Maryland is not Wisconsin

March 14, 2011

George Liebmann says the Wisconsin controversy has been framed as a controversy about money ("Maryland is ripe for backlash against teachers unions," March 10). Certainly that is how the Republicans and their media supporters have tried to frame it. But people who paid attention have known all along that it was primarily about collective bargaining rights. The unions had made concessions on money issues and were prepared to make some others, but not on bargaining. Roughly two-thirds of the people of Wisconsin agree with them.

Now that the Republicans in the Wisconsin Senate have rammed through a bill stripping unions of collective bargaining rights, which is sure to be challenged in court on procedural grounds, several senators are targeted for recall elections.
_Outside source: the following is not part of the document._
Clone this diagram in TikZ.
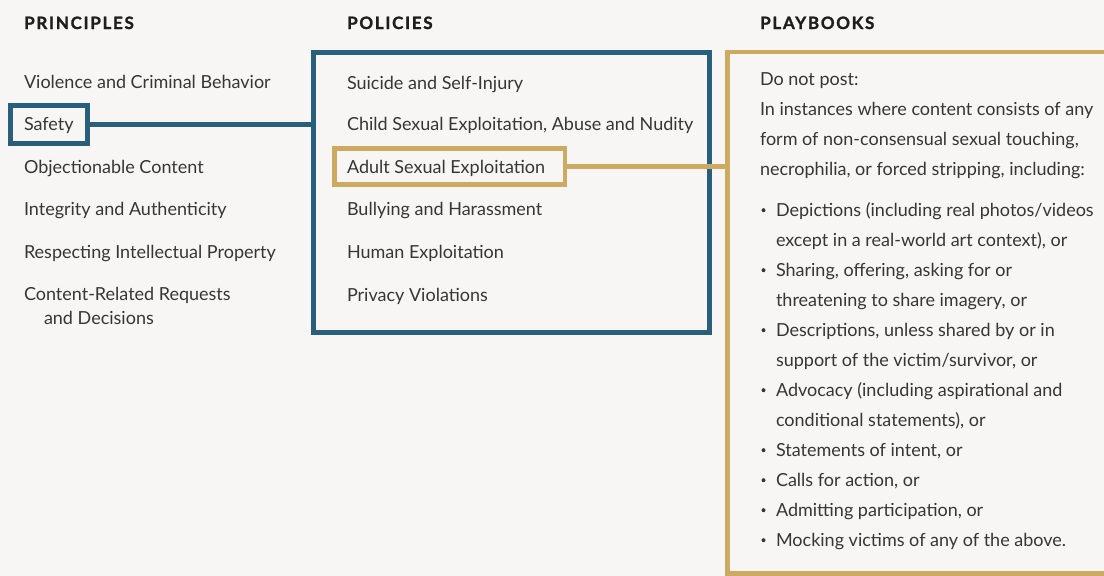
\documentclass[tikz,border=0pt]{standalone}
\usepackage{fontspec}
\setmainfont{Lato}
\newfontfamily\hdfont{Lato}[LetterSpace=10,BoldFeatures={FakeBold=1.4}]
\definecolor{bgc}{HTML}{F7F6F4}
\definecolor{bluec}{HTML}{2A5F7B}
\definecolor{goldc}{HTML}{CCAA62}
\definecolor{txtc}{HTML}{363636}
\definecolor{hdc}{HTML}{1E1E1E}
\tikzset{
  txt/.style={anchor=base west, inner sep=0pt, outer sep=0pt, text=txtc, font=\fontsize{18}{20}\selectfont},
  hd/.style={anchor=base west, inner sep=0pt, text=hdc, font=\hdfont\bfseries\fontsize{17}{18}\selectfont},
  dot/.style={circle, fill=txtc, inner sep=0pt, minimum size=4pt},
  bluebox/.style={draw=bluec, line width=5pt, inner sep=0pt},
  goldbox/.style={draw=goldc, line width=4.5pt, inner sep=0pt},
  blueline/.style={draw=bluec, line width=5pt},
  goldline/.style={draw=goldc, line width=4.5pt}
}
\begin{document}
\begin{tikzpicture}[x=1pt,y=1pt]
\useasboundingbox (0,0) rectangle (1104,-576);
\fill[bgc] (0,0) rectangle (1104,-576);
\clip (0,0) rectangle (1104,-576);
% headers
\node[hd] (h1) at (24,-29) {PRINCIPLES};
\node[hd] (h2) at (347,-29) {POLICIES};
\node[hd] (h3) at (760,-29) {PLAYBOOKS};
% boxes
\node[bluebox, minimum width=76.5pt, minimum height=37.5pt] (safety) at (48.75,-124.25) {};
\node[bluebox, minimum width=396.5pt, minimum height=280pt] (polbox) at (511.25,-192) {};
\node[goldbox, minimum width=230.5pt, minimum height=36pt] (adult) at (449.75,-166.5) {};
\node[goldbox, minimum width=392.5pt, minimum height=521.5pt] (play) at (923.75,-312.75) {};
% connectors
\draw[blueline] (safety.east) -- (safety.east -| polbox.west);
\draw[goldline] (adult.east) -- (adult.east -| play.west);
% principles
\node[txt] (p1) at (24,-88) {Violence and Criminal Behavior};
\node[txt] (p2) at (24,-130.5) {Safety};
\node[txt] (p3) at (24,-173) {Objectionable Content};
\node[txt] (p4) at (24,-215.5) {Integrity and Authenticity};
\node[txt] (p5) at (24,-258) {Respecting Intellectual Property};
\node[txt] (p6) at (24,-300.5) {Content-Related Requests};
\node[txt] (p6b) at (44,-324) {and Decisions};
% policies
\node[txt] (q1) at (347,-89) {Suicide and Self-Injury};
\node[txt] (q2) at (347,-130.5) {Child Sexual Exploitation, Abuse and Nudity};
\node[txt] (q3) at (347,-173) {Adult Sexual Exploitation};
\node[txt] (q4) at (347,-215.5) {Bullying and Harassment};
\node[txt] (q5) at (347,-258) {Human Exploitation};
\node[txt] (q6) at (347,-301) {Privacy Violations};
% playbooks
\node[txt] (r1) at (760,-85) {Do not post:};
\node[txt] (r2) at (760,-115.5) {In instances where content consists of any};
\node[txt] (r3) at (760,-145.5) {form of non-consensual sexual touching,};
\node[txt] (r4) at (760,-175.5) {necrophilia, or forced stripping, including:};
\foreach \i/\y/\t/\b in {
  b1/216.7/{Depictions (including real photos/videos}/1,
  b2/246.7/{except in a real-world art context), or}/0,
  b3/276.7/{Sharing, offering, asking for or}/1,
  b4/306.7/{threatening to share imagery, or}/0,
  b5/336.7/{Descriptions, unless shared by or in}/1,
  b6/366.7/{support of the victim/survivor, or}/0,
  b7/396.7/{Advocacy (including aspirational and}/1,
  b8/426.7/{conditional statements), or}/0,
  b9/456.7/{Statements of intent, or}/1,
  b10/486.7/{Calls for action, or}/1,
  b11/516.7/{Admitting participation, or}/1,
  b12/546.7/{Mocking victims of any of the above.}/1}{
  \node[txt] (\i) at (776,-\y) {\t};
  \ifnum\b=1 \node[dot] (\i d) at (763.5,-\y+6.5) {};\fi
}
\end{tikzpicture}
\end{document}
The governor certainly will be also, after he has served in office long enough; preliminary organization is already under way. There will be a massive rally in Madison on Saturday, and there is a possibility of a general strike across the state.

The people of Wisconsin understand that most of their state's budget "crisis" is the result of large business tax breaks forced through in January, and that the cuts now being imposed mean cuts in basic services to them and their children. They understand that what the Republicans are doing is likely to put their children in overcrowded classrooms, as many as 60 to a teacher. They do not accept that as necessary or right, and they are not dumb enough to blame the unions.

Could a Wisconsin-style union backlash happen in Maryland? If our legislature were as irresponsible as Wisconsin's, you bet it could. The people of Wisconsin are an inspiration to us all.